But yes. It's 12:37am, and I'm STILL-FUCKING-HERE. Is this what all my blog posts be reduced too? I foresee readership dropping rapidly.
I've got the Beastie Boys & DJ Shadow pumping out of my speakers and a head full of Carlsberg but this is no social function. We we're brainstorming in the fucking bar, for fucks sake. And it's hurting my brain.
This happens often when I'm driving back home from a pub. I think it's the pain of trying to concentrate as if sober even though all your mind and body wants to do is say 'fuck-it-all' and find a nice, warm corner to sit in and think about the absurdities of existence and the color coordination of goldfish.
But the question is: is it worth it? Fuck, yeah, it's worth it. My job is what this blog is: writing. Writing and thinking and writing some more. But whilst this blog allows me to spout out a stream of free-flowing conciousness at work I have to think it through. Still writing, though.
I was telling my group head earlier in the bar how when I was on the client side working late was a chore. Here, I work late because I want to get the fucker right.
(as I type, the orchestra remix of 6 underground plays. quite nice music for a reflective moment, don't you think?)
There are certain things about me that you'd have to pry from my cold dead hands to get me to give up. Writing, as you may have gathered by now, is one of them. I can't imagine living my life without a keyboard in front of me. I've long given up on pen and ink, my hand can't write as fast as I think, but my typing can keep up. Ideas, thoughts, stories, scripts, poems, lyrics, anything. Writing got me through my education. If it wasn't for writing, I'd never have gotten 3 A's in my GCSE's (two of them were for English, the other for Drama, which isn't that far off). I'm pretty sure the only reason I got my university degree was not because of the content but the quality at which it was communicated. I find no other explanation other than a) a university degree is not as hard as you'd think, b) i'm supremely intelligent, which I doubt, or c) the university really needed the money. After all, in UK uni's foreign students pay 10 times more than the locals.
(as i type now, one of my electronica tracks is playing. when did i make this mix cd, i have no idea what's on it. you can check out the electronica stuff in the 'My Music Makes Monkey's Multiply' list of links on your left, under 'A Girl Named Jane')
Music's another thing that's ingrained in me.
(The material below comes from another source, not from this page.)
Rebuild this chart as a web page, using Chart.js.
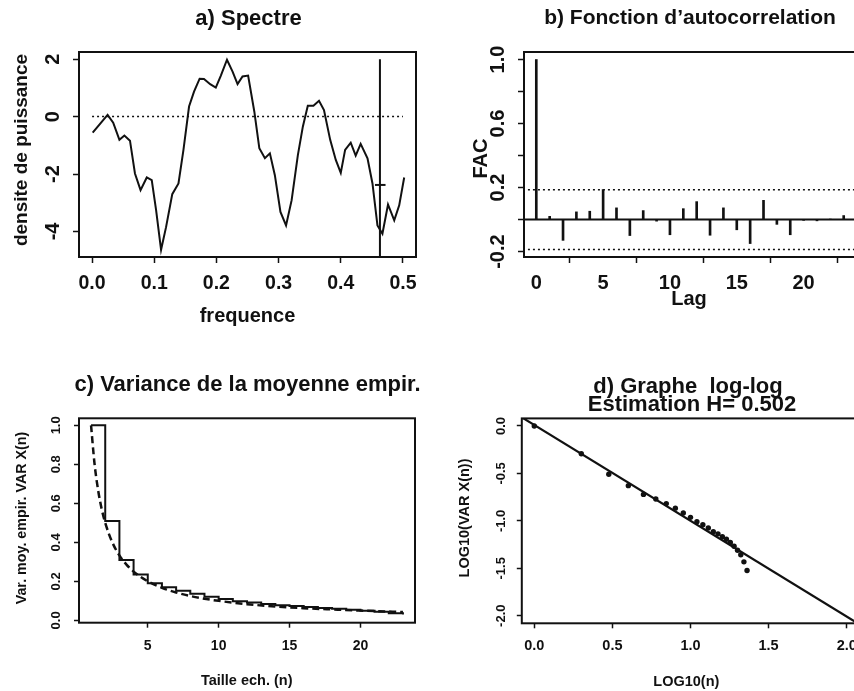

Take that away from me, and you might as well strip me naked, dip me in honey and stick my dick in an anthill. The tips of my fingers are permanently rough from guitar strings and I wouldn't give that up for all the cheese in the world. It's another way to write. If you ever heard the very first Khaimano demo that I made in London, you'd notice every single track was a story about my life so far, and it's still going strong. And now, with Triple 6 Poser, I find myself using the guitar more and more to release those emotions, thrills and spills, and Y2k to spew out those lyrics that some of you have been enamoured by (or flat out despise. Yes, I'm still bitter. It's my blog, I'll write what I damn please).
And, of course, there's film. Cinema and television was my teacher, guru, savior and guide. It was movies and tv that taught me about the wonders of music and writing in the first place: i got into writing through screenplay writing, thanks in no part to Faber & faber publishing Tarantino scripts; I got into music through movies: Eric Clapton through Goodfellas, Queen via Wayne's World, Chuck Berry via Back to the Future and the list goes on. The big and small screen have given me my accent, my outlook in life, my mannerisms and quirks. U & PG movies taught me morals and dreams and 15 & 18 films taught me the harsher lessons in life. It taught me how to flirt, kiss, the meaning of love and the joy of a good, hard fuck. It showed me the joy of humor and the guilty pleasure of excessive blood-letting. Movies & TV made me, and I'm pleased to announce that it has not influenced me to murder, rape & steal, even if that's what politicians and the press would like us to believe.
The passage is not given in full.